Objective: Start with the line that contains "Convert this chart" and end with the line that contains "ax = fig.add_axes([0.112, 0.198, 0.788, 0.776])"; retype those lines and the ones between them exactly, without any pictures.
★ ★ ★
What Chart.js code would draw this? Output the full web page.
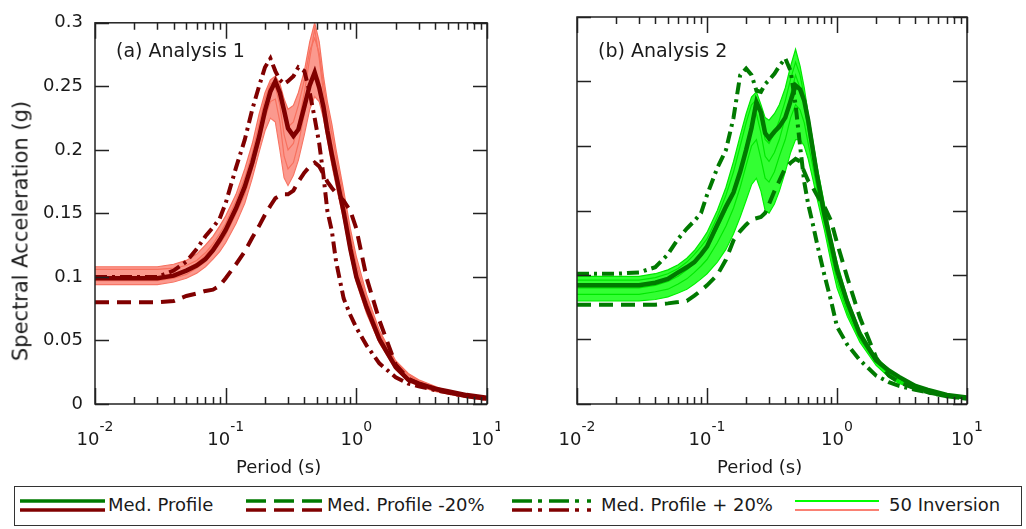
<!DOCTYPE html>
<html>
<head>
<meta charset="utf-8">
<script src="https://cdn.jsdelivr.net/npm/chart.js@4.4.0/dist/chart.umd.min.js"></script>
<style>
  body { margin: 0; background: #fff; }
  #wrap { position: relative; width: 1026px; height: 529px; overflow: hidden; font-family: "DejaVu Sans", sans-serif; color: #1a1a1a; }
  #wrap canvas { position: absolute; top: 0; }
  .txt { position: absolute; white-space: nowrap; line-height: 1; }
  #legendBox { position: absolute; left: 14px; top: 486px; width: 1008px; height: 40px; border: 1.5px solid #333; box-sizing: border-box; }
</style>
</head>
<body>
<div id="wrap">
  <canvas id="chartA" width="500" height="480" style="left:0"></canvas>
  <canvas id="chartB" width="500" height="480" style="left:500px"></canvas>

  <div class="txt" style="left:21px;top:231px;font-size:21px;transform:translate(-50%,-50%) rotate(-90deg)">Spectral Acceleration (g)</div>
  <div class="txt" style="left:116px;top:41px;font-size:19px">(a) Analysis 1</div>
  <div class="txt" style="left:598px;top:41px;font-size:19px">(b) Analysis 2</div>
  <div class="txt" style="left:236px;top:458px;font-size:18px">Period (s)</div>
  <div class="txt" style="left:717px;top:458px;font-size:18px">Period (s)</div>

  <div id="legendBox"></div>
  <svg width="1026" height="43" style="position:absolute;left:0;top:486px">
    <line x1="20" y1="15" x2="105" y2="15" stroke="#007a00" stroke-width="3.5"/>
    <line x1="20" y1="24" x2="105" y2="24" stroke="#800000" stroke-width="3.5"/>
    <line x1="246" y1="15" x2="322" y2="15" stroke="#007a00" stroke-width="3.5" stroke-dasharray="20 8"/>
    <line x1="246" y1="24" x2="322" y2="24" stroke="#800000" stroke-width="3.5" stroke-dasharray="20 8"/>
    <path d="M512 15H532M538 15H542M549 15H569M575 15H579M587 15H591" stroke="#007a00" stroke-width="3.5"/>
    <path d="M512 24H532M538 24H542M549 24H569M575 24H579M587 24H591" stroke="#800000" stroke-width="3.5"/>
    <line x1="795" y1="15" x2="879" y2="15" stroke="#00ff00" stroke-width="2"/>
    <line x1="795" y1="24" x2="879" y2="24" stroke="#fa8072" stroke-width="2"/>
  </svg>
  <div class="txt" style="left:108px;top:496px;font-size:18px">Med. Profile</div>
  <div class="txt" style="left:327px;top:496px;font-size:18px">Med. Profile -20%</div>
  <div class="txt" style="left:601px;top:496px;font-size:18px">Med. Profile + 20%</div>
  <div class="txt" style="left:889px;top:496px;font-size:18px">50 Inversion</div>
</div>

<script>
// periods (s) shared by every curve
const periods = [0.01,0.02,0.03,0.04,0.05,0.06,0.07,0.08,0.09,0.1,0.12,0.14,0.16,0.18,0.2,0.22,0.24,0.26,0.28,0.3,0.33,0.36,0.4,0.44,0.48,0.52,0.56,0.6,0.65,0.7,0.8,0.9,1.0,1.2,1.5,2,2.5,3,4,5,7,10];

// (a) Analysis 1
const a1Median  = [0.099,0.099,0.099,0.101,0.105,0.109,0.114,0.121,0.129,0.137,0.154,0.171,0.190,0.210,0.231,0.246,0.254,0.245,0.231,0.217,0.211,0.216,0.234,0.251,0.261,0.249,0.234,0.215,0.196,0.180,0.151,0.122,0.100,0.076,0.051,0.029,0.019,0.016,0.012,0.010,0.007,0.005];
const a1Minus20 = [0.080,0.080,0.080,0.081,0.085,0.087,0.089,0.090,0.093,0.099,0.110,0.120,0.131,0.140,0.149,0.156,0.162,0.164,0.165,0.165,0.168,0.175,0.182,0.187,0.190,0.187,0.181,0.175,0.170,0.166,0.160,0.152,0.138,0.099,0.066,0.031,0.020,0.016,0.012,0.009,0.006,0.004];
const a1Plus20  = [0.100,0.100,0.100,0.105,0.112,0.122,0.132,0.139,0.146,0.158,0.186,0.208,0.232,0.250,0.265,0.272,0.262,0.255,0.252,0.254,0.258,0.265,0.262,0.245,0.225,0.205,0.180,0.152,0.136,0.112,0.083,0.070,0.060,0.046,0.032,0.021,0.016,0.014,0.011,0.009,0.006,0.004];
const a1InvHigh = [0.108,0.108,0.108,0.110,0.113,0.118,0.125,0.132,0.140,0.148,0.165,0.185,0.205,0.228,0.245,0.255,0.258,0.252,0.240,0.232,0.235,0.245,0.262,0.285,0.300,0.285,0.258,0.238,0.220,0.200,0.168,0.138,0.116,0.086,0.058,0.034,0.024,0.019,0.014,0.010,0.007,0.005];
const a1InvLow  = [0.094,0.094,0.094,0.096,0.099,0.103,0.108,0.114,0.120,0.127,0.142,0.158,0.178,0.198,0.215,0.225,0.222,0.200,0.178,0.172,0.180,0.192,0.212,0.232,0.242,0.238,0.225,0.208,0.188,0.172,0.145,0.117,0.096,0.071,0.048,0.027,0.018,0.014,0.010,0.008,0.005,0.003];
const a1InvA    = [0.100,0.100,0.100,0.102,0.106,0.111,0.117,0.124,0.131,0.138,0.155,0.172,0.193,0.215,0.235,0.248,0.250,0.235,0.212,0.200,0.205,0.220,0.245,0.272,0.295,0.272,0.245,0.225,0.205,0.188,0.158,0.128,0.106,0.079,0.054,0.031,0.021,0.017,0.013,0.009,0.006,0.004];
const a1InvB    = [0.097,0.097,0.097,0.099,0.102,0.107,0.112,0.119,0.126,0.133,0.150,0.165,0.185,0.205,0.225,0.238,0.240,0.222,0.195,0.185,0.190,0.205,0.228,0.250,0.262,0.255,0.238,0.218,0.198,0.182,0.152,0.124,0.102,0.075,0.051,0.030,0.020,0.016,0.012,0.008,0.006,0.004];
const a1InvC    = [0.106,0.106,0.106,0.107,0.109,0.113,0.119,0.126,0.134,0.142,0.160,0.178,0.198,0.220,0.240,0.252,0.254,0.245,0.228,0.218,0.222,0.235,0.255,0.278,0.288,0.276,0.252,0.232,0.212,0.195,0.162,0.132,0.110,0.082,0.056,0.033,0.023,0.018,0.013,0.010,0.007,0.004];

// (b) Analysis 2
const a2Median  = [0.092,0.092,0.092,0.094,0.097,0.102,0.106,0.110,0.116,0.122,0.139,0.153,0.164,0.180,0.197,0.214,0.234,0.226,0.210,0.206,0.211,0.215,0.222,0.235,0.247,0.244,0.235,0.220,0.198,0.178,0.147,0.125,0.104,0.079,0.054,0.034,0.026,0.021,0.014,0.011,0.007,0.005];
const a2Minus20 = [0.077,0.077,0.077,0.077,0.078,0.079,0.080,0.084,0.088,0.092,0.100,0.112,0.127,0.134,0.139,0.143,0.144,0.145,0.148,0.155,0.165,0.173,0.183,0.187,0.190,0.188,0.180,0.173,0.168,0.162,0.153,0.142,0.125,0.098,0.067,0.036,0.022,0.017,0.012,0.009,0.006,0.004];
const a2Plus20  = [0.101,0.101,0.102,0.106,0.116,0.128,0.136,0.142,0.148,0.162,0.183,0.197,0.222,0.255,0.260,0.255,0.243,0.242,0.248,0.251,0.256,0.262,0.268,0.258,0.232,0.200,0.172,0.155,0.140,0.125,0.100,0.080,0.060,0.046,0.034,0.022,0.017,0.014,0.011,0.009,0.006,0.004];
const a2InvHigh = [0.099,0.099,0.099,0.101,0.104,0.108,0.113,0.119,0.126,0.133,0.150,0.168,0.188,0.208,0.225,0.238,0.242,0.232,0.222,0.220,0.225,0.232,0.245,0.262,0.275,0.262,0.245,0.225,0.205,0.185,0.155,0.130,0.110,0.082,0.057,0.036,0.027,0.021,0.015,0.011,0.007,0.005];
const a2InvLow  = [0.080,0.080,0.080,0.081,0.083,0.086,0.089,0.093,0.097,0.101,0.110,0.120,0.132,0.145,0.158,0.170,0.175,0.165,0.150,0.148,0.155,0.165,0.180,0.195,0.205,0.205,0.200,0.190,0.175,0.160,0.135,0.110,0.090,0.068,0.048,0.030,0.021,0.016,0.012,0.009,0.006,0.004];
const a2InvA    = [0.090,0.090,0.090,0.092,0.095,0.099,0.104,0.109,0.115,0.121,0.136,0.150,0.165,0.182,0.200,0.218,0.225,0.210,0.192,0.188,0.195,0.205,0.222,0.240,0.255,0.245,0.232,0.212,0.192,0.172,0.145,0.120,0.100,0.074,0.052,0.033,0.024,0.018,0.013,0.010,0.007,0.004];
const a2InvB    = [0.085,0.085,0.085,0.087,0.089,0.093,0.097,0.102,0.107,0.112,0.125,0.138,0.152,0.168,0.185,0.200,0.205,0.190,0.175,0.172,0.180,0.192,0.205,0.222,0.232,0.228,0.218,0.202,0.185,0.168,0.140,0.116,0.096,0.071,0.050,0.032,0.023,0.017,0.012,0.009,0.006,0.004];
const a2InvC    = [0.096,0.096,0.096,0.098,0.101,0.105,0.110,0.116,0.122,0.128,0.145,0.162,0.180,0.200,0.218,0.232,0.236,0.222,0.205,0.202,0.210,0.220,0.235,0.252,0.265,0.255,0.238,0.220,0.200,0.180,0.150,0.125,0.105,0.078,0.055,0.035,0.025,0.019,0.014,0.010,0.007,0.005];

// axis ticks
const yTicks = [0, 0.05, 0.1, 0.15, 0.2, 0.25, 0.3];
const yTickLabels = ['0', '0.05', '0.1', '0.15', '0.2', '0.25', '0.3'];
const xDecades = [0.01, 0.1, 1, 10];
const xDecadeExp = ['-2', '-1', '0', '1'];

Chart.defaults.font.family = '"DejaVu Sans", sans-serif';
Chart.defaults.color = '#1a1a1a';

function pts(vals) {
  return periods.map((p, i) => ({ x: p, y: vals[i] }));
}

// box with inward ticks on all four sides + 10^n labels
const frameTicks = {
  id: 'frameTicks',
  afterDatasetsDraw(chart) {
    const { ctx, chartArea: a, scales: { x, y } } = chart;
    ctx.save();
    ctx.strokeStyle = '#222';
    ctx.lineWidth = 1.5;
    ctx.beginPath();
    yTicks.forEach(v => {
      const py = Math.round(y.getPixelForValue(v)) + 0.5;
      ctx.moveTo(a.left, py); ctx.lineTo(a.left + 14, py);
      ctx.moveTo(a.right, py); ctx.lineTo(a.right - 14, py);
    });
    xDecades.forEach((d, k) => {
      for (let m = 1; m <= 9; m++) {
        if (k === xDecades.length - 1 && m > 1) break;
        const px = Math.round(x.getPixelForValue(d * m)) + 0.5;
        const len = m === 1 ? 16 : 7;
        ctx.moveTo(px, a.bottom); ctx.lineTo(px, a.bottom - len);
        ctx.moveTo(px, a.top); ctx.lineTo(px, a.top + len);
      }
    });
    ctx.stroke();
    ctx.strokeRect(a.left, a.top, a.right - a.left, a.bottom - a.top);

    ctx.fillStyle = '#1a1a1a';
    ctx.textBaseline = 'alphabetic';
    ctx.textAlign = 'left';
    xDecades.forEach((d, k) => {
      const px = x.getPixelForValue(d);
      ctx.font = '18px "DejaVu Sans"';
      const wBase = ctx.measureText('10').width;
      ctx.font = '14px "DejaVu Sans"';
      const wExp = ctx.measureText(xDecadeExp[k]).width;
      const left = px - (wBase + wExp) / 2;
      ctx.font = '18px "DejaVu Sans"';
      ctx.fillText('10', left, 445);
      ctx.font = '14px "DejaVu Sans"';
      ctx.fillText(xDecadeExp[k], left + wBase, 431);
    });
    ctx.restore();
  }
};

function makePanel(id, s, col, yWidth, padRight, showY) {
  const invLine = (vals) => ({
    data: pts(vals), borderColor: col.invLine, borderWidth: 1.2, pointRadius: 0, fill: false
  });
  new Chart(document.getElementById(id), {
    type: 'line',
    data: {
      datasets: [
        { data: pts(s.median), borderColor: col.dark, borderWidth: 4.5, pointRadius: 0, fill: false },
        { data: pts(s.minus20), borderColor: col.dark, borderWidth: 4, borderDash: [14, 8], pointRadius: 0, fill: false },
        { data: pts(s.plus20), borderColor: col.dark, borderWidth: 4, borderDash: [12, 5, 3, 5], pointRadius: 0, fill: false },
        invLine(s.invA),
        invLine(s.invB),
        invLine(s.invC),
        { data: pts(s.invHigh), borderColor: col.invLine, borderWidth: 1.2, pointRadius: 0, fill: '+1', backgroundColor: col.invFill },
        invLine(s.invLow)
      ]
    },
    options: {
      responsive: false,
      animation: false,
      layout: { padding: { top: 17, right: padRight, left: 0, bottom: 0 } },
      plugins: { legend: { display: false }, tooltip: { enabled: false } },
      scales: {
        x: {
          type: 'logarithmic', min: 0.01, max: 10,
          grid: { display: false, drawTicks: false }, border: { display: false },
          ticks: { display: false },
          afterFit: sc => { sc.height = 76; }
        },
        y: {
          min: 0, max: 0.3,
          grid: { display: false, drawTicks: false }, border: { display: false },
          afterBuildTicks: sc => { sc.ticks = yTicks.map(v => ({ value: v })); },
          ticks: {
            display: showY, padding: 12,
            font: { size: 18 }, color: '#1a1a1a',
            callback: (v, i) => yTickLabels[i]
          },
          afterFit: sc => { sc.width = yWidth; }
        }
      }
    },
    plugins: [frameTicks]
  });
}

makePanel('chartA', {
  median: a1Median, minus20: a1Minus20, plus20: a1Plus20,
  invHigh: a1InvHigh, invLow: a1InvLow, invA: a1InvA, invB: a1InvB, invC: a1InvC
}, { dark: '#800000', invLine: '#f7715f', invFill: 'rgba(250,128,114,0.8)' }, 95, 13, true);

makePanel('chartB', {
  median: a2Median, minus20: a2Minus20, plus20: a2Plus20,
  invHigh: a2InvHigh, invLow: a2InvLow, invA: a2InvA, invB: a2InvB, invC: a2InvC
}, { dark: '#007a00', invLine: '#00e800', invFill: 'rgba(0,255,0,0.8)' }, 77, 33, false);
</script>
</body>
</html>
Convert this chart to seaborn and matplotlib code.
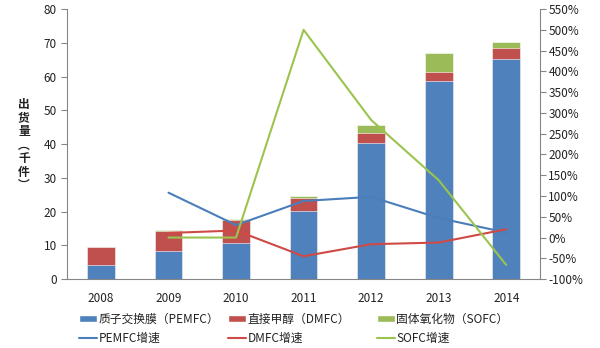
import numpy as np
import pandas as pd
import matplotlib
matplotlib.use("Agg")
import matplotlib.pyplot as plt
import seaborn as sns
from matplotlib.ticker import FuncFormatter, FixedLocator
from matplotlib.patches import Patch
from matplotlib.lines import Line2D

years = ["2008", "2009", "2010", "2011", "2012", "2013", "2014"]
pemfc = [4.1, 8.3, 10.8, 20.3, 40.4, 58.8, 65.3]
dmfc = [5.4, 5.9, 6.8, 3.7, 3.0, 2.5, 3.1]
sofc = [0.0, 0.2, 0.1, 0.6, 2.3, 5.6, 1.8]
pemfc_growth = [np.nan, 108, 30, 88, 98, 47, 12]
dmfc_growth = [np.nan, 11, 17, -45, -16, -12, 20]
sofc_growth = [np.nan, 0, 0, 500, 283, 138, -66]

bar_labels = ["质子交换膜（PEMFC）", "直接甲醇（DMFC）", "固体氧化物（SOFC）"]
line_labels = ["PEMFC增速", "DMFC增速", "SOFC增速"]
ylabel_chars = "出\n货\n量\n︵\n千\n件\n︶"

c_blue, c_red, c_green = "#4F81BD", "#C0504D", "#9BBB59"
l_blue, l_red, l_green = "#4A7EBB", "#D04A45", "#9BC44E"

sns.set_theme(style="white")
plt.rcParams["font.family"] = ["Noto Sans CJK SC", "DejaVu Sans"]

df = pd.DataFrame({"year": years, "p": pemfc, "d": dmfc, "s": sofc})
df["pd"] = df["p"] + df["d"]
df["tot"] = df["pd"] + df["s"]

fig = plt.figure(figsize=(6.0, 3.48), dpi=100)
ax = fig.add_axes([0.112, 0.198, 0.788, 0.776])

bw = 0.41
for col, c in [("tot", c_green), ("pd", c_red), ("p", c_blue)]:
    sns.barplot(data=df, x="year", y=col, color=c, width=bw, ax=ax,
                saturation=1, edgecolor="white", linewidth=0.4)

ax.set_xlim(-0.5, len(years) - 0.5)
ax.set_ylim(0, 80)
ax.set_yticks(np.arange(0, 81, 10))
ax.set_xlabel("")
ax.set_ylabel("")
for s in ["top", "right"]:
    ax.spines[s].set_visible(False)
for s in ["left", "bottom"]:
    ax.spines[s].set_color("#868686")
    ax.spines[s].set_linewidth(0.8)
ax.tick_params(axis="x", which="major", length=0, labelsize=8.5, pad=9)
ax.xaxis.set_minor_locator(FixedLocator(np.arange(-0.5, len(years), 1.0)))
ax.tick_params(axis="x", which="minor", length=4, color="#868686", width=0.8)
ax.tick_params(axis="y", length=4, color="#868686", width=0.8, labelsize=8.5, left=True)
for t in ax.get_xticklabels() + ax.get_yticklabels():
    t.set_color("#222222")

ax2 = ax.twinx()
xpos = np.arange(len(years))
for vals, c in [(pemfc_growth, l_blue), (dmfc_growth, l_red), (sofc_growth, l_green)]:
    ldf = pd.DataFrame({"x": xpos, "v": vals}).dropna()
    sns.lineplot(data=ldf, x="x", y="v", color=c, linewidth=1.5, ax=ax2)
ax2.set_ylim(-100, 550)
ax2.set_yticks(np.arange(-100, 551, 50))
ax2.yaxis.set_major_formatter(FuncFormatter(lambda v, p: f"{int(v)}%"))
ax2.set_xlim(-0.5, len(years) - 0.5)
ax2.set_ylabel("")
ax2.set_xlabel("")
for s in ["top", "left", "bottom"]:
    ax2.spines[s].set_visible(False)
ax2.spines["right"].set_color("#868686")
ax2.spines["right"].set_linewidth(0.8)
ax2.tick_params(axis="y", length=4, color="#868686", width=0.8, labelsize=8.5, right=True, pad=2)
for t in ax2.get_yticklabels():
    t.set_color("#222222")

fig.text(0.04, 0.583, ylabel_chars, ha="center", va="center", fontsize=8.5,
         fontweight="bold", linespacing=1.05, color="#222222")

bar_colors = [c_blue, c_red, c_green]
line_colors = [l_blue, l_red, l_green]
col_x = [79 / 600, 228 / 600, 377 / 600]
for i in range(3):
    hs = [Patch(facecolor=bar_colors[i], label=bar_labels[i]),
          Line2D([], [], color=line_colors[i], lw=1.5, label=line_labels[i])]
    leg = fig.legend(handles=hs, ncol=1, loc="center left",
                     bbox_to_anchor=(col_x[i], 0.055), frameon=False, fontsize=8.5,
                     handlelength=1.5, handleheight=0.5, handletextpad=0.15,
                     labelspacing=0.55, borderaxespad=0, borderpad=0)
    for t in leg.get_texts():
        t.set_color("#222222")

fig.savefig("out.png", dpi=100, facecolor="white")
★ ★ ★
Result of this task:
Convert this chart to seaborn and matplotlib code.
import numpy as np
import pandas as pd
import matplotlib
matplotlib.use("Agg")
import matplotlib.pyplot as plt
import seaborn as sns
from matplotlib.ticker import FuncFormatter, FixedLocator
from matplotlib.patches import Patch
from matplotlib.lines import Line2D

years = ["2008", "2009", "2010", "2011", "2012", "2013", "2014"]
pemfc = [4.1, 8.3, 10.8, 20.3, 40.4, 58.8, 65.3]
dmfc = [5.4, 5.9, 6.8, 3.7, 3.0, 2.5, 3.1]
sofc = [0.0, 0.2, 0.1, 0.6, 2.3, 5.6, 1.8]
pemfc_growth = [np.nan, 108, 30, 88, 98, 47, 12]
dmfc_growth = [np.nan, 11, 17, -45, -16, -12, 20]
sofc_growth = [np.nan, 0, 0, 500, 283, 138, -66]

bar_labels = ["质子交换膜（PEMFC）", "直接甲醇（DMFC）", "固体氧化物（SOFC）"]
line_labels = ["PEMFC增速", "DMFC增速", "SOFC增速"]
ylabel_chars = "出\n货\n量\n︵\n千\n件\n︶"

c_blue, c_red, c_green = "#4F81BD", "#C0504D", "#9BBB59"
l_blue, l_red, l_green = "#4A7EBB", "#D04A45", "#9BC44E"

sns.set_theme(style="white")
plt.rcParams["font.family"] = ["Noto Sans CJK SC", "DejaVu Sans"]

df = pd.DataFrame({"year": years, "p": pemfc, "d": dmfc, "s": sofc})
df["pd"] = df["p"] + df["d"]
df["tot"] = df["pd"] + df["s"]

fig = plt.figure(figsize=(6.0, 3.48), dpi=100)
ax = fig.add_axes([0.112, 0.198, 0.788, 0.776])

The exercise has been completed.